Des objectifs précis et hiérarchisés concernant le fonctionnement de notre pays et de notre démocratie doivent être définis et leur opérationnalisation discutée et faire l’objet d’une première élaboration afin de fonder le socle d’un rassemblement dans la clarté et la convergence. C’est le chemin qui peut conduire au développement d’un projet social et politique qui fera du citoyen et du débat citoyen le cœur de nos institutions de gouvernance. En nous permettant d’êtres des acteurs et des arbitres de l’évolution de nos sociétés. Reconnaissons que nous avons de sérieux problèmes urgents à régler.

 Il me semble que c’est aussi un moyen de combattre la surenchère ou l’imposture idéologique, les promesses de circonstances, les combats de positions et d’égos, les embarquements sans carte ni boussole, les aventures personnelles, les manipulations de l’information, toute cette kermesse et sa tambouille qui fait si bien le jeu des médias, des communicants de tous poils, des écuries politiques qui ont bien mérité depuis quelques dizaines d’année un césar de la meilleure mystification. De combattre aussi la réduction de nos rendez-vous électoraux en parties de chasse à l’électeur. La démocratie et le pays sortent perdants de ces mascarades. Cela est de nature également en mettant chacun devant ses responsabilités à se prémunir de divisions stériles et d’impasses bien réelles. A permettre de se protéger contre une nouvelle supercherie sans avenir qui nous fera encore perdre du temps.

Ce ne sera pas simple mais pas plus compliqué que ce que nous avons vécu et subi jusqu’ ici sans réelle perspective que la défensive, la résignation et la soumission. Avec au moins un début d’espoir de reprendre le contrôle de notre avenir. Je crois que nous sommes beaucoup à souhaiter que le terme de citoyens retrouve du contenu et de la substance. Que cela ne peut se faire sans nous ni en dehors de nous. Que d’autres n’imaginent même pas pour le moment que cela soit possible et que d’autres encore sont résolus à ce que cela ne se réalise jamais.

Pour finir, un dernier point qui n’est pas léger mais incontournable.

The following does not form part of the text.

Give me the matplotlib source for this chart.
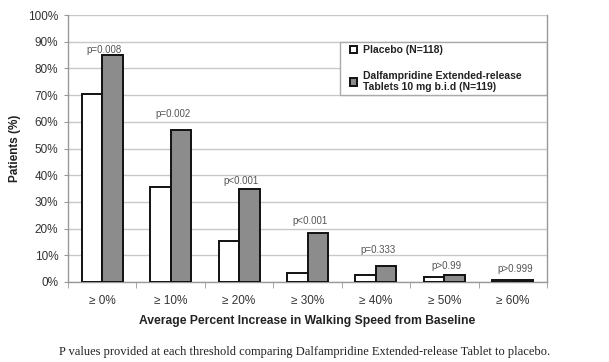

A chaque fois, les hommes de pouvoir ont utilisé à leur profit aux moments considérés comme cruciaux la puissance des sciences et des technologies pour la conservation de leurs pouvoirs dont ils étaient les seuls garants de la nature réelle. Ils ont trouvé chaque fois aussi d’autres hommes pour les servir. Il existe maintenant des outils de communication et de connaissances extraordinaires pour nos vies personnelles et collectives. Chacun sait qu’ils peuvent être utilisés aussi pour un contrôle des sociétés déjà entamé non sans bénéfices réels. Ils relèvent d’une puissance encore jamais vue dont les limites et les contours nous sont inconnus. Chacun a bien vu aussi que le respect des données personnelles et de la vie privée, des libertés individuelles, le contrôle démocratique du pilotage et du développement de ces technologies et leurs usages est en fait une reconquête après-coup (grâce aux actions citoyennes) sur des dérives non démocratiques dans un jeu de cache-cache et d’influence dont l’issue heureuse n’est pas garantie.

Peut-être que pleinement conscients et informés de la nature et de la manière dont l’intérêt commun nous relie en préservant nos intérêts personnels et notre autonomie parce que participants à sa définition et son fonctionnement, nous serions des citoyens plus conscients et plus outillés et mieux en mesure de nous faire respecter et de contenir ces forces dont les aspirations totalitaires douces ou dures selon besoin pointent à l’horizon.